** SET PROBLEM **
Extract only the first line of the listing and every line after it up to and including the one with "99.692, 99.646, 99.601, 99.559, 99.530]". Omit the pictures.

** RECORDED DATA **
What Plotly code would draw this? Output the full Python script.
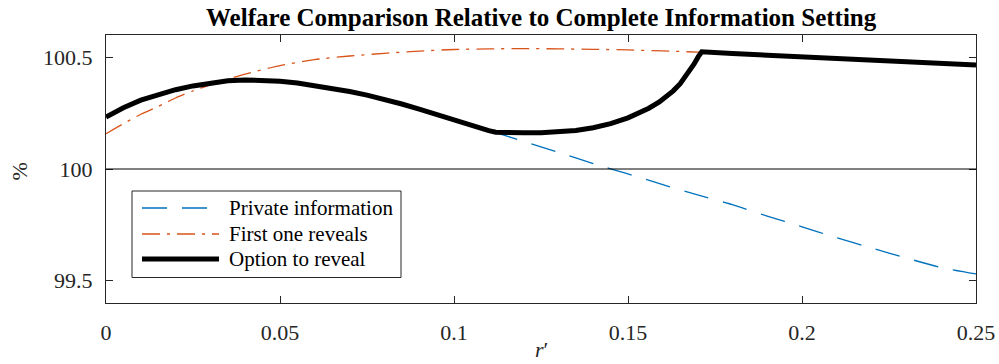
import plotly.graph_objects as go

# ---------------- data ----------------
x_private = [0, 0.005, 0.01, 0.015, 0.02, 0.025, 0.03, 0.035, 0.04, 0.045, 0.05, 0.055, 0.06, 0.065,
             0.07, 0.08, 0.09, 0.10, 0.11, 0.12, 0.13, 0.14, 0.15, 0.16, 0.17, 0.18, 0.19, 0.20,
             0.21, 0.22, 0.23, 0.24, 0.25]
y_private = [100.233, 100.274, 100.308, 100.334, 100.355, 100.372, 100.386, 100.395, 100.399,
             100.398, 100.393, 100.385, 100.374, 100.361, 100.347, 100.312, 100.268, 100.217,
             100.172, 100.124, 100.075, 100.024, 99.978, 99.930, 99.884, 99.840, 99.789, 99.741,
             99.692, 99.646, 99.601, 99.559, 99.530]

x_first = [0, 0.005, 0.01, 0.015, 0.02, 0.025, 0.03, 0.035, 0.04, 0.05, 0.06, 0.07, 0.08,
           0.09, 0.10, 0.11, 0.12, 0.13, 0.14, 0.15, 0.16, 0.17, 0.18, 0.19, 0.20, 0.21,
           0.22, 0.23, 0.24, 0.25]
y_first = [100.158, 100.203, 100.245, 100.280, 100.318, 100.350, 100.377, 100.402, 100.425,
           100.463, 100.490, 100.506, 100.518, 100.528, 100.535, 100.538, 100.539, 100.538,
           100.536, 100.533, 100.529, 100.523, 100.517, 100.509, 100.501, 100.494, 100.487,
           100.480, 100.473, 100.466]

x_option = [0, 0.005, 0.01, 0.015, 0.02, 0.025, 0.03, 0.035, 0.04, 0.045, 0.05, 0.055, 0.06,
            0.065, 0.07, 0.075, 0.08, 0.085, 0.09, 0.095, 0.10, 0.105, 0.11, 0.112,
            0.115, 0.12, 0.125, 0.13, 0.135, 0.14, 0.145, 0.15, 0.153, 0.156, 0.159, 0.161,
            0.163, 0.165, 0.167, 0.169, 0.1702, 0.1712, 0.18, 0.19, 0.20, 0.21, 0.22, 0.23,
            0.24, 0.25]
y_option = [100.233, 100.274, 100.308, 100.334, 100.355, 100.372, 100.386, 100.395, 100.399,
            100.398, 100.393, 100.385, 100.374, 100.361, 100.347, 100.331, 100.312, 100.291,
            100.268, 100.243, 100.217, 100.193, 100.172, 100.165,
            100.163, 100.162, 100.162, 100.165, 100.172, 100.185, 100.203, 100.229, 100.248,
            100.272, 100.300, 100.323, 100.350, 100.382, 100.422, 100.470, 100.503, 100.525,
            100.517, 100.509, 100.501, 100.494, 100.487, 100.480, 100.473, 100.466]

names = ["Private information", "First one reveals", "Option to reveal"]
x_ticks = [0, 0.05, 0.1, 0.15, 0.2, 0.25]
x_ticklabels = ["0", "0.05", "0.1", "0.15", "0.2", "0.25"]
y_ticks = [99.5, 100, 100.5]
y_ticklabels = ["99.5", "100", "100.5"]
reference_level = 100

title = "Welfare Comparison Relative to Complete Information Setting"
x_title = "<i>r</i>′"
y_title = "%"

# ---------------- styling ----------------
FONT = "Liberation Serif"
AX = "#262626"
BLUE = "#0072BD"
ORANGE = "#D95319"
W, H = 999, 364
L, R, T, B = 106, 976, 35, 303
PW, PH = R - L, B - T


def px(x):
    return (x - L) / PW


def py(y):
    return (B - y) / PH


styles = [
    dict(color=BLUE, width=1.3, dash="25px,15px"),
    dict(color=ORANGE, width=1.3, dash="18px,7px,3px,7px"),
    dict(color="black", width=5),
]
shapes_kind = ["spline", "spline", "linear"]

fig = go.Figure()
for xs, ys, nm, st, sh in zip([x_private, x_first, x_option], [y_private, y_first, y_option],
                              names, styles, shapes_kind):
    line = dict(shape=sh, **st)
    if sh == "spline":
        line["smoothing"] = 0.6
    fig.add_trace(go.Scatter(x=xs, y=ys, mode="lines", name=nm, line=line, showlegend=False))

shapes = [
    dict(type="line", xref="paper", yref="y", x0=0, x1=1, y0=reference_level, y1=reference_level,
         line=dict(color="black", width=1), layer="above"),
    dict(type="rect", xref="paper", yref="paper", x0=px(132), x1=px(401), y0=py(277.5), y1=py(191),
         line=dict(color=AX, width=1), fillcolor="white", layer="above"),
]
annotations = []
row_y = [208, 234, 259]
for nm, st, ry in zip(names, styles, row_y):
    shapes.append(dict(type="line", xref="paper", yref="paper", x0=px(142), x1=px(219), y0=py(ry), y1=py(ry),
                       line=st, layer="above"))
    annotations.append(dict(text=nm, xref="paper", yref="paper", x=px(227), y=py(ry), xanchor="left",
                            yanchor="middle", showarrow=False, font=dict(family=FONT, size=21, color="black")))

annotations.append(dict(text=y_title, xref="paper", yref="paper", x=px(18.5), y=py(172), xanchor="center",
                        yanchor="middle", textangle=-90, showarrow=False, font=dict(family=FONT, size=22, color=AX)))
annotations.append(dict(text=x_title, xref="paper", yref="paper", x=0.5, y=py(364), xanchor="center",
                        yanchor="bottom", showarrow=False, font=dict(family=FONT, size=22, color=AX)))
annotations.append(dict(text="<b>" + title + "</b>", xref="paper", yref="paper", x=0.5, y=py(18), xanchor="center",
                        yanchor="middle", showarrow=False, font=dict(family=FONT, size=25, color="black")))

axis_common = dict(showline=True, linecolor=AX, linewidth=1, mirror="ticks", ticks="inside", ticklen=7,
                   tickcolor=AX, tickwidth=1, showgrid=False, zeroline=False,
                   tickfont=dict(family=FONT, size=22, color=AX))

fig.update_layout(
    width=W, height=H, margin=dict(l=L, r=W - R, t=T, b=H - B, autoexpand=False),
    plot_bgcolor="white", paper_bgcolor="white",
    xaxis=dict(range=[0, 0.25], tickvals=x_ticks, ticktext=x_ticklabels, ticklabelstandoff=10, **axis_common),
    yaxis=dict(range=[99.4, 100.6], tickvals=y_ticks, ticktext=y_ticklabels, ticklabelstandoff=8, **axis_common),
    shapes=shapes, annotations=annotations, showlegend=False,
)

fig.write_html("out.html")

** RESPONSE BELOW **
What Plotly code would draw this? Output the full Python script.
import plotly.graph_objects as go

# ---------------- data ----------------
x_private = [0, 0.005, 0.01, 0.015, 0.02, 0.025, 0.03, 0.035, 0.04, 0.045, 0.05, 0.055, 0.06, 0.065,
             0.07, 0.08, 0.09, 0.10, 0.11, 0.12, 0.13, 0.14, 0.15, 0.16, 0.17, 0.18, 0.19, 0.20,
             0.21, 0.22, 0.23, 0.24, 0.25]
y_private = [100.233, 100.274, 100.308, 100.334, 100.355, 100.372, 100.386, 100.395, 100.399,
             100.398, 100.393, 100.385, 100.374, 100.361, 100.347, 100.312, 100.268, 100.217,
             100.172, 100.124, 100.075, 100.024, 99.978, 99.930, 99.884, 99.840, 99.789, 99.741,
             99.692, 99.646, 99.601, 99.559, 99.530]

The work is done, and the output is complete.